Правда, у Толстого Федор Иоаннович не совсем такой. Но тем более он нецензурен. Царю полагается быть обязательно в генеральском мундире и пить чару за здоровье храброго воинства. Иначе — уже умаление «царской власти». Разрешили «Федора Иоанновича» не {248}
без труда, благодаря связям Суворина. У старика был нюх по части успеха. Суворина очень отговаривали поручить роль Федора молодому актеру. Дескать, роль трагическая (хотя, по признанию самого автора, она совсем не трагическая, а пассивная, страдательная), и как же после мальчика — сапожного подмастерья подняться до царя и пр. и пр.? Но Суворин угадал. В Орленеве, и по фигуре, и по голосу, и по всей его повадке, было много подходящего для Федора. Водевильный простак победил.С этого момента Орленев возвеличен был славой рекламой. Случилось то, что всегда бывает в жизни художника: он остается неоценимым, когда работает только материалом собственным, личным. Он становится славен и знаменит, когда к материалу личному присоединяет благодарный, удачный, впору пришедшийся материал сюжета и натуры. Материал становится союзником и выносит, как волна пловца, на желанный берег.
Трагедия Ал.
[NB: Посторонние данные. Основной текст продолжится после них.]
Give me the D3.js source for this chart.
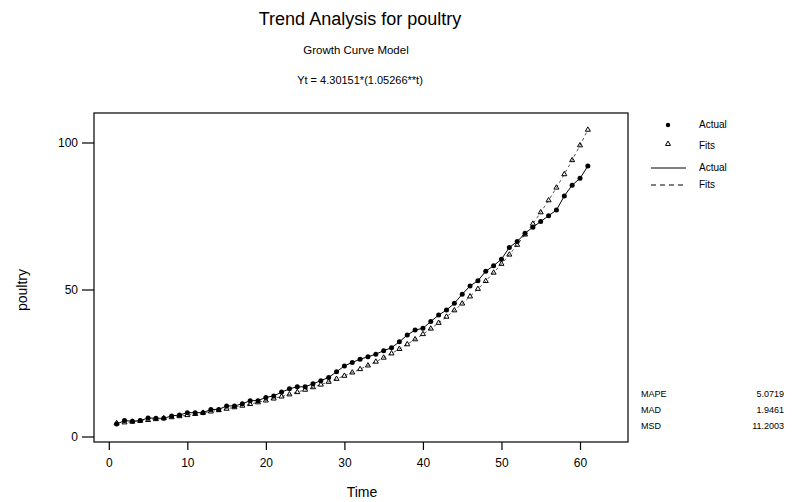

Толстого Имела огромный успех не только благодаря несомненным поэтическим и театральным достоинствам, но и потому, главным образом, что цари прискучили своей вечной генеральской формой, и царь-пономарь, царь — жалкий и дряблый, царь — слабый, ничтожный человек, царь-студень — в этом была пикантность трагедии. Федора Иоанновича, кстати, тогда сближали с Николаем II. Вообще тут была тема для размышлений.
Орленев играл Федора отнюдь не таким, каким его изображал Пушкин в вышеприведенных стихах. Пушкин пересахаривает. Его Федор напоминает иконописную фигуру. У Федора не лицо, а «лик». Его надобно было бы канонизировать, собственно, но Победоносцев
[239] предпочел почему-то канонизировать Серафима Саровского[240]. Ал. Толстой дает в характере Федора черты смиренные, но {249} отнюдь не сплошную евангельскую иконопись. Разумеется, Федор Иоаннович — не генерал, не полицмейстер и не коварный дипломат на престоле. Его тянет к уединенной жизни; его привлекают клиросное пение и перезвон колоколов; и ум его совсем не создан для сложной азиатской интриги московского двора. Для него «бармы Мономаха» — тяжелая ноша, и страдание его в том, что им швыряются, как перекидным мячиком, Годуновы, Шуйские и прочие опытные царедворцы. Но за всем тем, он отнюдь — не воплощение благостности, и никакого лучезарного нимба нет над его головой. Он — человек. Ни на вершок не самодержец по слабости и неуравновешенности характера и по мистическому церковному складу своей души. Однако он способен сильно и даже гневно реагировать на события. «Я царь или не царь?!» — кричит он, и это действительно (цензура была права) деградация царской власти. Чем исступленнее кричит он, чем больше серчает, тем очевиднее, что «царь» — это вовсе не божье произволение, вымазанное миром и оттого приобретшее чудесные свойства самодержца и деспота, а обыкновенный живой человек. Орленев дает тип неврастеника, человека, по нервной организации своей близкого к патологии и страдающего почти медицинским термином обозначаемой слабохарактерностью — «абулиею». И, конечно, жалко, по-человечеству, слабенького, безвольного царя, который должен держать власть и страну, а его «самого держат», как определил Герцен сущность самодержца. Но еще более тягостно становится за народ, за общество, за страну, когда всей «полнотой власти», в силу наследственности, может быть облечен любой не то клинический больной, не то выходец из желтого дома, не то слабоумный идиот, не то кроткий пономарь, которому приказано состоять в должности государственного архистратига. {250} В этом смысле постановка «Федора Иоанновича» и исполнение Орленева, несомненно, имели революционное значение. Цензура дала маху. Не удивительно, что в «Московских ведомостях» известный критик Флеров-Васильев вообще неодобрительно отнесся к самой мысли о постановке «Федора Иоанновича», хотя Федор и Аринушка представляются ему прекрасным «мольным аккордом»[241]. «Мольно», а для самодержавия обидно.